Tounsi a, lui aussi, réfuté les accusations de Klilich Cheikh. “C’est lui qui m’a menacé au téléphone et mon avocat dispose de l’enregistrement”, a-t-il répondu en réitérant son appel à une protection.

Au procureur de la République qui a requis la peine de six mois de prison ferme et une amende de 50 000 DA, les avocats de la défense (une trentaine appartenant à dix barreaux d’Algérie) ont plaidé la relaxe.

Ils ont mis en avant la nature politique du dossier, la qualité de journaliste et lanceur d’alerte des accusés, leur rôle dans la médiatisation de divers dossiers de malversation et les diverses violations dont, ont-ils estimé, la police et l’accusation se sont rendues coupables dans le traitement du dossier Boudour-Tounsi.

“Les journalistes et les lanceurs d’alerte doivent être récompensés et non pas jetés en prison comme de vulgaires criminels”, a estimé la défense, qui a notamment pointé l’absence de plaignant pour soutenir l’accusation d’outrage à corps constitués.

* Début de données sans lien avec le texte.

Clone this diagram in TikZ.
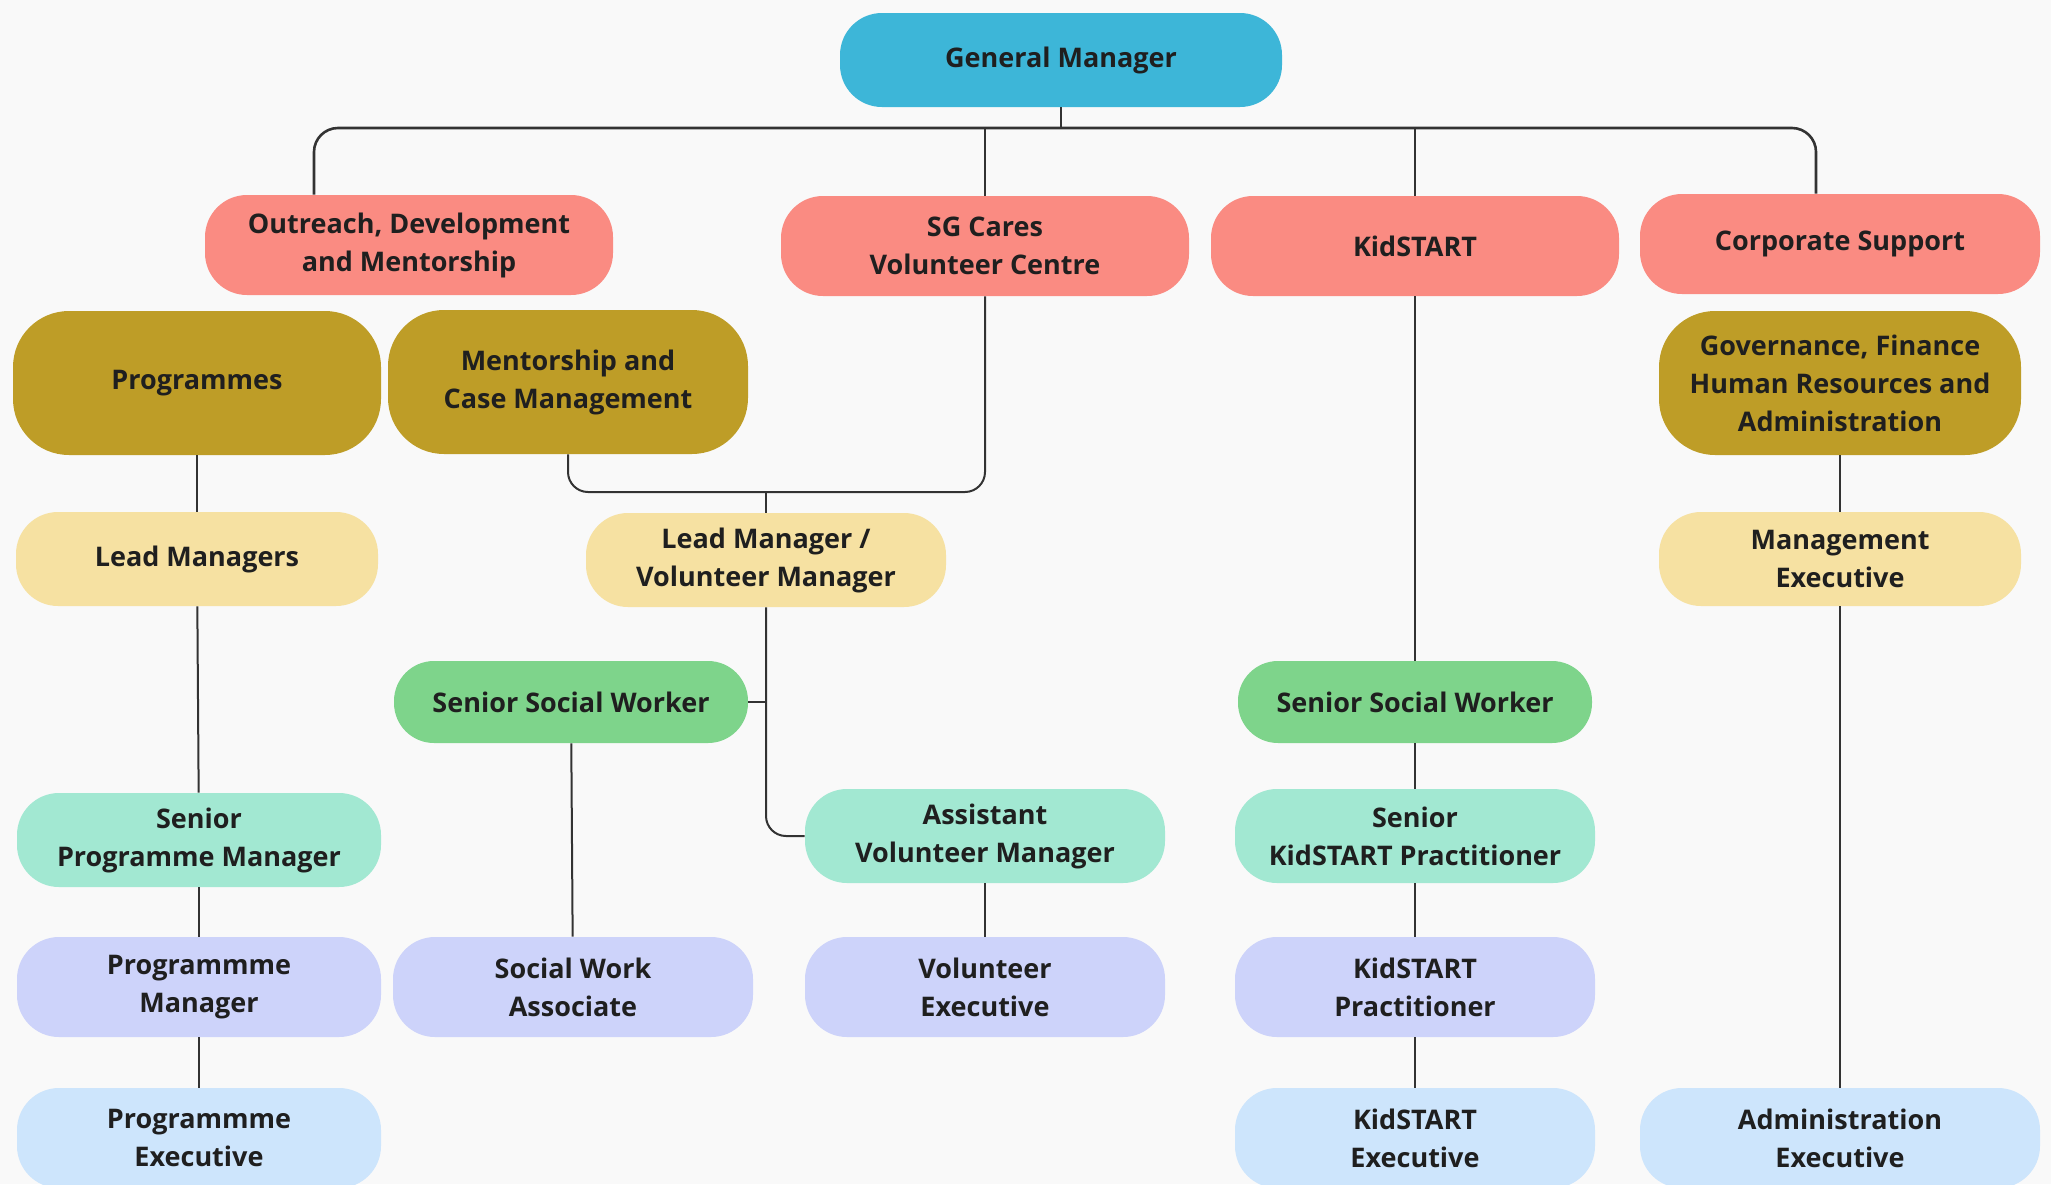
\documentclass[tikz,border=0pt]{standalone}
\usepackage{fontspec}
\setmainfont{Open Sans}
\usepackage{xcolor}
\usepackage{tikz}
\usetikzlibrary{positioning, calc}
\definecolor{gmcol}{HTML}{3DB6D8}
\definecolor{deptcol}{HTML}{FA8B82}
\definecolor{unitcol}{HTML}{BE9D27}
\definecolor{leadcol}{HTML}{F6E1A2}
\definecolor{sswcol}{HTML}{7ED48B}
\definecolor{seniorcol}{HTML}{A2E8D2}
\definecolor{staffcol}{HTML}{CDD3FA}
\definecolor{execcol}{HTML}{CDE5FC}
\definecolor{bgcol}{HTML}{F9F9F9}
\definecolor{linecol}{HTML}{333333}

\begin{document}
\begin{tikzpicture}[
    x=0.5pt, y=-0.5pt,
    role/.style={rectangle, rounded corners=21pt, draw=none, align=center, inner sep=0pt,
                 minimum width=180pt, minimum height=50pt, text=black!88,
                 font=\fontsize{13.5}{19}\selectfont\bfseries},
    dept/.style={role, fill=deptcol, minimum width=204pt},
    unit/.style={role, fill=unitcol, rounded corners=28pt, minimum height=72pt},
    lead/.style={role, fill=leadcol, minimum height=47pt},
    ssw/.style={role, fill=sswcol, minimum height=41pt, rounded corners=20pt},
    senior/.style={role, fill=seniorcol, minimum height=47pt},
    staff/.style={role, fill=staffcol},
    exec/.style={role, fill=execcol},
    link/.style={draw=linecol, line width=1pt}
]
    \fill[bgcol] (0,0) rectangle (2051,1184);
    \useasboundingbox (0,0) rectangle (2051,1184);

    \node[role, fill=gmcol, minimum width=221pt, minimum height=47pt] (gm) at (1061,60) {General Manager};

    \node[dept] (odm)  at (409,245)  {Outreach, Development\\and Mentorship};
    \node[dept] (sgc)  at (985,246)  {SG Cares\\Volunteer Centre};
    \node[dept] (kid)  at (1415,246) {KidSTART};
    \node[dept, minimum width=200pt] (corp) at (1840,244) {Corporate Support};

    \node[unit, minimum width=184pt] (prog) at (197,383)  {Programmes};
    \node[unit] (mcm)  at (568,382)  {Mentorship and\\Case Management};
    \node[unit, minimum width=181pt] (gov)  at (1840,383) {Governance, Finance\\Human Resources and\\Administration};

    \node[lead, minimum width=181pt] (lms)  at (197,559)  {Lead Managers};
    \node[lead] (lmvm) at (766,560)  {Lead Manager /\\Volunteer Manager};
    \node[lead, minimum width=181pt] (mex)  at (1840,559) {Management\\Executive};

    \node[ssw, minimum width=177pt] (ssw1) at (571,702)  {Senior Social Worker};
    \node[ssw, minimum width=177pt] (ssw2) at (1415,702) {Senior Social Worker};

    \node[senior, minimum width=182pt] (spm) at (199,840)  {Senior\\Programme Manager};
    \node[senior] (avm) at (985,836)  {Assistant\\Volunteer Manager};
    \node[senior] (skp) at (1415,836) {Senior\\KidSTART Practitioner};

    \node[staff, minimum width=182pt] (pm)  at (199,987)  {Programmme\\Manager};
    \node[staff] (swa) at (573,987)  {Social Work\\Associate};
    \node[staff] (ve)  at (985,987)  {Volunteer\\Executive};
    \node[staff] (kp)  at (1415,987) {KidSTART\\Practitioner};

    \node[exec, minimum width=182pt] (pe) at (199,1138)  {Programmme\\Executive};
    \node[exec] (ke) at (1415,1138) {KidSTART\\Executive};
    \node[exec, minimum width=200pt] (ae) at (1840,1138) {Administration\\Executive};

    \coordinate (busL) at (314,128);
    \coordinate (busR) at (1816,128);
    \coordinate (jn) at (766,492);

    \draw[link, line width=1.3pt, rounded corners=12pt] (odm.north -| busL) -- (busL) -- (busR) -- (corp.north -| busR);
    \draw[link] (gm.south) -- (gm.south |- busL);
    \draw[link] (sgc.north) -- (sgc.north |- busL);
    \draw[link] (kid.north) -- (kid.north |- busL);

    \draw[link] (prog) -- (lms);
    \draw[link] (lms) -- (spm);
    \draw[link] (spm) -- (pm);
    \draw[link] (pm) -- (pe);

    \draw[link, rounded corners=10pt] (mcm.south) |- (jn) -| (sgc.south);
    \draw[link] (jn) -- (lmvm.north);
    \draw[link, rounded corners=10pt] (lmvm.south) |- (avm.west);
    \draw[link] (ssw1.east) -- (ssw1.east -| lmvm.south);
    \draw[link] (ssw1) -- (swa);
    \draw[link] (avm) -- (ve);

    \draw[link] (kid) -- (ssw2);
    \draw[link] (ssw2) -- (skp);
    \draw[link] (skp) -- (kp);
    \draw[link] (kp) -- (ke);

    \draw[link] (gov) -- (mex);
    \draw[link] (mex) -- (ae);
\end{tikzpicture}
\end{document}
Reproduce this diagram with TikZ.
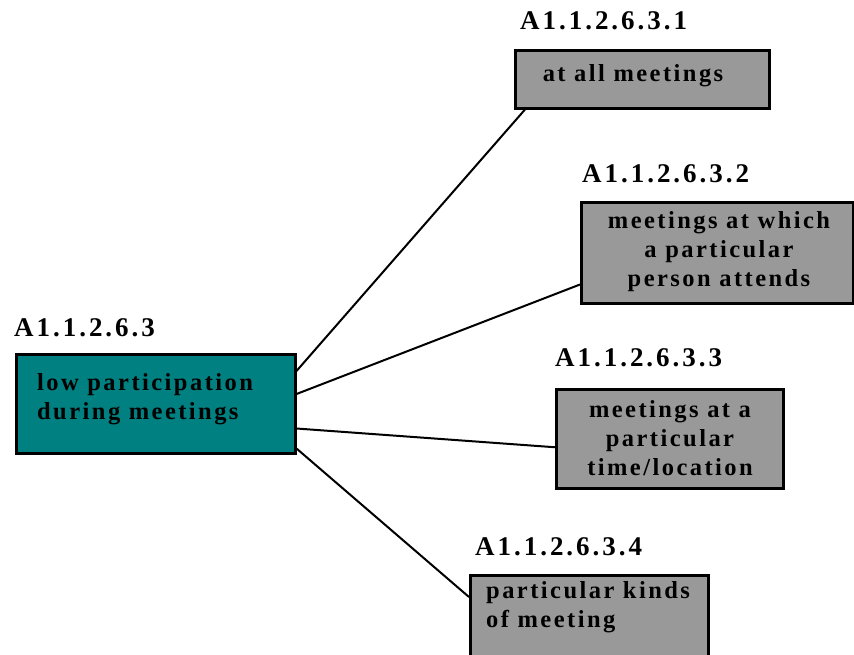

“La loi stipule qu’une plainte doit être déposée dans le cas d’outrage. Qui est le plaignant ? Où est-il”, se sont-ils interrogés en rappelant que ni un ministre ni un militaire, fût-il général de corps d’armée, ne peut être qualifié de “corps constitué”.

Ce dossier, comme des milliers d’autres, ne devait même pas atterrir dans un tribunal, a encore estimé la défense, en dénonçant l’instrumentalisation de la justice dont les magistrats n’arrivent pas encore à se soustraire de l’emprise de l’exécutif.

“Il faudra encore longtemps avant que la justice ne regagne la confiance du peuple”, a tranché un avocat. Après une courte délibération, le juge a accordé la relaxe aux deux inculpés pour les accusations de menace et tentative de chantage, et condamné Saïd Boudour à deux mois avec sursis pour outrage à corps constitués.

Un verdict qui a suscité la joie de hirakistes, tels que Dalila Touat, Khalti Baya ou encore Hassan Bouras, militant d’El-Bayadh, venus apporter leur soutien aux deux accusés. Postés devant le tribunal depuis la matinée, ils ont tenu à accueillir Saïd Boudour à sa sortie de prison.

Quant à Noureddine Tounsi, il devra encore rester en détention, en attendant de répondre à d’autres accusations liées à ses activités de lanceur d’alerte pour lesquelles il a été interpellé en septembre 2020.